I asked my students to write formal “business” letters to the head of school following the flow of a classical argument (introduction, narration, confirmation, concession, summation).  The question presented was whether the flag should be permitted to be displayed in school. The confirmation and summation paragraphs needed to defend or criticize the actions of their peers. The letter, however, needed to contain a concession paragraph.

The concession part was key — the instructional equivalent of Harper Lee’s admonition in “To Kill a Mockingbird” where Atticus Finch says to Scout, his daughter: “You can never really understand a person until you consider things from his point of view . . . until you climb into his skin and walk around in it.”

After the letters were written, we had a classroom discussion. At the outset, I asked students to start by sharing their concessions.
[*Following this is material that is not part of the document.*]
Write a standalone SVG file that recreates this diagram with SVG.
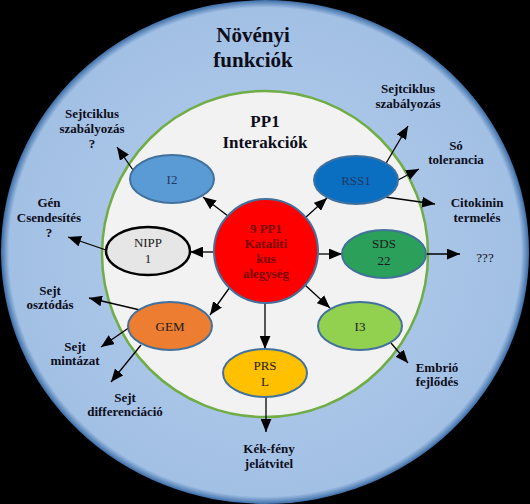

Later, I let all students argue their original positions. Luckily, by that time in the school year, I had managed to build up a certain amount of trust, transplanted Yankee that I was. I only entered the discussion to nudge it along, and I kept my opinions mostly to myself.

Many students argued the flag symbolized Southern pride, tradition, and heritage, but conceded that black students (and some white students) may be offended when confronted with the flag in public. Some students argued the flag symbolized racism and bigotry, which no amount of clarification or redefinition can erase, but conceded that white students, at least some of them, may not intend racism or bigotry when displaying the flag in public.

One white student went further and argued the flag was also offensive to the school’s one black teacher. Then this student asked, somewhat rhetorically—in a footnote in her letter to the head of school — why the school employed only one non-white teacher but predominantly black cafeteria and busing staff. This is what you get from time to time as a teacher: A voice that displays an intellectual acumen and conviction years ahead of its time.

Eventually the flags were removed from the school, not by an opposing group or by the administration, but by the students who originally displayed them. These students, most of them white, privileged, and deeply conservative, demonstrated empathy by “walking around” in another person’s “skin.”  They considered the issue from all sides and ultimately determined that citizens have an obligation as an educated people not only to tolerate the beliefs of their peers, but also to make sure that we don’t offend their dignity as well.

As one student put it in his letter — which I managed to keep all these years —“I may not understand exactly how the Confederate flag affects the dignity of black people, but I think their need to remove the symbol from school is more important and justifiable than our desire to rally around it.  Take the flag down and tack it to your bedroom wall. That’s loyalty enough.”

Since I am no longer a teacher and this is not a lesson, I can offer my unadulterated opinion. The times they are a-changin', to quote Bob Dylan. You can get with the program or sink like a stone.